-RE: NameNode failure and recovery!
Vijay Thakorlal 2013-04-03, 14:56
The SNN does not act as a backup / standby NameNode in the event of failure.
The sole purpose of the Secondary NameNode (or as it’s otherwise / more correctly known as the Checkpoint Node) is to perform checkpointing of the current state of HDFS:
The SNN retrieves the fsimage and edits files from the NN
The NN rolls the edits file
The SNN Loads the fsimage into memory
Then the SNN replays the edits log file to merge the two
Then the SNN transfers the merged checkpoint back to the NN
The NN uses the checkpoint as the new fsimage file
It’s true that technically you could use the fsimage from the SNN if completely lost the NN – and yes as you said you would “lose” any changes to HDFS that occurred between the NN dieing and the last time the checkpoint occurred. But as mentioned the SNN is not a backup for the NN.

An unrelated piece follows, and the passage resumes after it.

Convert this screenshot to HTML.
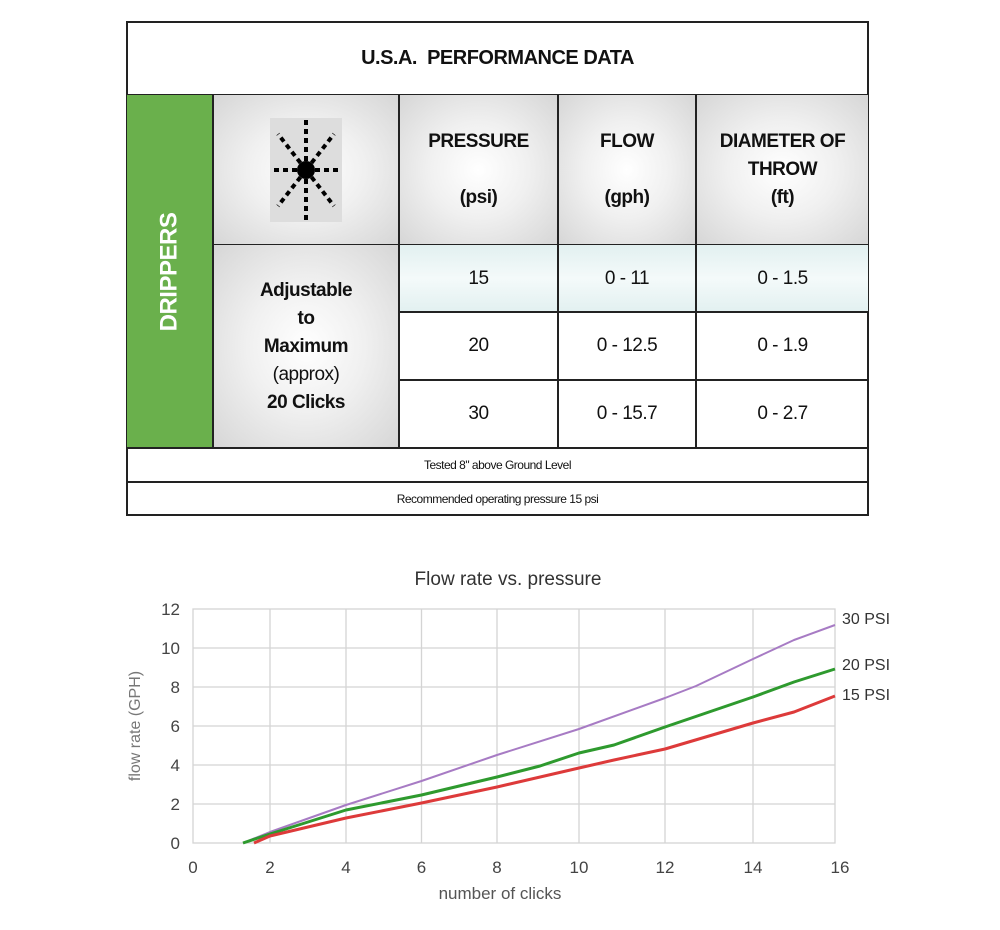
<!DOCTYPE html>
<html><head><style>
body{margin:0;width:1000px;height:930px;background:#fff;font-family:"Liberation Sans",sans-serif;position:relative;overflow:hidden}
.c{position:absolute;box-sizing:border-box;display:flex;align-items:center;justify-content:center;text-align:center;font-weight:bold;color:#111;font-size:19px;letter-spacing:-0.5px}
.g{background:radial-gradient(ellipse at center,#fff 0%,#f0f0f0 45%,#d6d6d6 100%)}
</style></head><body>
<div style="position:absolute;left:126px;top:21px;width:743px;height:495px;border:2px solid #222;box-sizing:border-box"></div>
<div class="c" style="left:127px;top:22px;width:741px;height:73px;font-size:20px">U.S.A.&nbsp; PERFORMANCE DATA</div>
<div style="position:absolute;left:127px;top:94px;width:741px;height:2px;background:#222"></div>
<div class="c" style="left:127px;top:95px;width:85px;height:353px;background:#6ab04c;color:#fff"><span style="transform:rotate(-90deg);font-size:24px;display:block;white-space:nowrap">DRIPPERS</span></div>
<div class="c g" style="left:212px;top:95px;width:188px;height:150px;border-left:2px solid #222;border-right:2px solid #222">
<svg width="72" height="104" viewBox="0 0 72 104" style="background:#ddd"><g stroke="#000" stroke-width="4" stroke-dasharray="5,4"><line x1="36" y1="52" x2="36" y2="2"/><line x1="36" y1="52" x2="36" y2="102"/><line x1="36" y1="52" x2="2" y2="52"/><line x1="36" y1="52" x2="70" y2="52"/><line x1="36" y1="52" x2="8" y2="16"/><line x1="36" y1="52" x2="64" y2="16"/><line x1="36" y1="52" x2="8" y2="88"/><line x1="36" y1="52" x2="64" y2="88"/></g><circle cx="36" cy="52" r="9"/></svg></div>
<div class="c g" style="left:400px;top:95px;width:157px;height:150px;line-height:28px"><div>PRESSURE<br><br>(psi)</div></div>
<div class="c g" style="left:557px;top:95px;width:140px;height:150px;border-left:2px solid #222;border-right:2px solid #222;line-height:28px"><div>FLOW<br><br>(gph)</div></div>
<div class="c g" style="left:697px;top:95px;width:171px;height:150px;line-height:28px"><div>DIAMETER OF<br>THROW<br>(ft)</div></div>
<div style="position:absolute;left:212px;top:244px;width:656px;height:2px;background:#222"></div>
<div class="c g" style="left:212px;top:245px;width:188px;height:203px;border-left:2px solid #222;border-right:2px solid #222;line-height:28px"><div>Adjustable<br>to<br>Maximum<br><span style="font-weight:normal">(approx)</span><br>20 Clicks</div></div>
<div class="c" style="left:400px;top:245px;width:157px;height:67px;background:linear-gradient(#e2f0f0,#f4fafa 50%,#e2f0f0);font-weight:normal">15</div>
<div class="c" style="left:557px;top:245px;width:140px;height:67px;background:linear-gradient(#e2f0f0,#f4fafa 50%,#e2f0f0);font-weight:normal;border-left:2px solid #222;border-right:2px solid #222">0 - 11</div>
<div class="c" style="left:697px;top:245px;width:171px;height:67px;background:linear-gradient(#e2f0f0,#f4fafa 50%,#e2f0f0);font-weight:normal">0 - 1.5</div>
<div style="position:absolute;left:400px;top:311px;width:468px;height:2px;background:#222"></div>
<div class="c" style="left:400px;top:312px;width:157px;height:68px;font-weight:normal">20</div>
<div class="c" style="left:557px;top:312px;width:140px;height:136px;border-left:2px solid #222;border-right:2px solid #222"></div>
<div class="c" style="left:557px;top:312px;width:140px;height:68px;font-weight:normal">0 - 12.5</div>
<div class="c" style="left:697px;top:312px;width:171px;height:68px;font-weight:normal">0 - 1.9</div>
<div style="position:absolute;left:400px;top:379px;width:468px;height:2px;background:#222"></div>
<div class="c" style="left:400px;top:380px;width:157px;height:68px;font-weight:normal">30</div>
<div class="c" style="left:557px;top:380px;width:140px;height:68px;font-weight:normal">0 - 15.7</div>
<div class="c" style="left:697px;top:380px;width:171px;height:68px;font-weight:normal">0 - 2.7</div>
<div style="position:absolute;left:127px;top:447px;width:741px;height:2px;background:#222"></div>
<div class="c" style="left:127px;top:448px;width:741px;height:33px;font-weight:normal;font-size:12px">Tested 8" above Ground Level</div>
<div style="position:absolute;left:127px;top:481px;width:741px;height:2px;background:#222"></div>
<div class="c" style="left:127px;top:482px;width:741px;height:33px;font-weight:normal;font-size:12px">Recommended operating pressure 15 psi</div>

<svg style="position:absolute;left:0;top:0" width="1000" height="930" font-family="Liberation Sans, sans-serif">
<text x="508" y="585" text-anchor="middle" font-size="19" fill="#333">Flow rate vs. pressure</text>
<g stroke="#d4d4d4" stroke-width="1.3">
<line x1="270" y1="609" x2="270" y2="843"/><line x1="346" y1="609" x2="346" y2="843"/><line x1="421.5" y1="609" x2="421.5" y2="843"/><line x1="497" y1="609" x2="497" y2="843"/><line x1="579" y1="609" x2="579" y2="843"/><line x1="665" y1="609" x2="665" y2="843"/><line x1="753" y1="609" x2="753" y2="843"/>
<line x1="193" y1="648" x2="835" y2="648"/><line x1="193" y1="687" x2="835" y2="687"/><line x1="193" y1="726" x2="835" y2="726"/><line x1="193" y1="765" x2="835" y2="765"/><line x1="193" y1="804" x2="835" y2="804"/>
<rect x="193" y="609" width="642" height="234" fill="none"/>
</g>
<g font-size="17" fill="#444" text-anchor="middle">
<text x="193" y="873">0</text><text x="270" y="873">2</text><text x="346" y="873">4</text><text x="421.5" y="873">6</text><text x="497" y="873">8</text><text x="579" y="873">10</text><text x="665" y="873">12</text><text x="753" y="873">14</text><text x="840" y="873">16</text>
</g>
<g font-size="17" fill="#444" text-anchor="end">
<text x="180" y="849">0</text><text x="180" y="810">2</text><text x="180" y="771">4</text><text x="180" y="732">6</text><text x="180" y="693">8</text><text x="180" y="654">10</text><text x="180" y="615">12</text>
</g>
<text x="500" y="899" text-anchor="middle" font-size="17" fill="#555">number of clicks</text>
<text transform="translate(140,726) rotate(-90)" text-anchor="middle" font-size="16" fill="#777">flow rate (GPH)</text>
<g font-size="16" fill="#333"><text x="842" y="624">30 PSI</text><text x="842" y="670">20 PSI</text><text x="842" y="700">15 PSI</text></g>
<g fill="none" stroke-linejoin="round">
<polyline stroke="#a77bc4" stroke-width="2" points="243,843 270,832 346,805 421.5,781 497,755 579,729 665,698 696,686 753,659 794,640 835,625"/>
<polyline stroke="#2e9a2e" stroke-width="3" points="243,843 270,834 346,810 421.5,795 497,777 540,766 579,753 614,745 665,727 753,697 794,682 835,669"/>
<polyline stroke="#dd3a3a" stroke-width="3" points="254,843 270,836 346,818 421.5,803 497,787 579,768 614,760 665,749 753,723 794,712 835,696"/>
</g>
</svg>
</body></html>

From: Rahul Bhattacharjee [mailto:[EMAIL PROTECTED]]
Sent: 03 April 2013 15:40
To: [EMAIL PROTECTED]
Subject: NameNode failure and recovery!
I was reading about Hadoop and got to know that there are two ways to protect against the name node failures.
1) To write to a nfs mount along with the usual local disk.
2) Use secondary name node. In case of failure of NN , the SNN can take in charge.
My questions :-
1) SNN is always lagging , so when SNN becomes primary in event of a NN failure , then the edits which have not been merged into the image file would be lost , so the system of SNN would not be consistent with the NN before its failure.
2) Also I have read that other purpose of SNN is to periodically merge the edit logs with the image file. In case a setup goes with option #1 (writing to NFS, no SNN) , then who does this merging.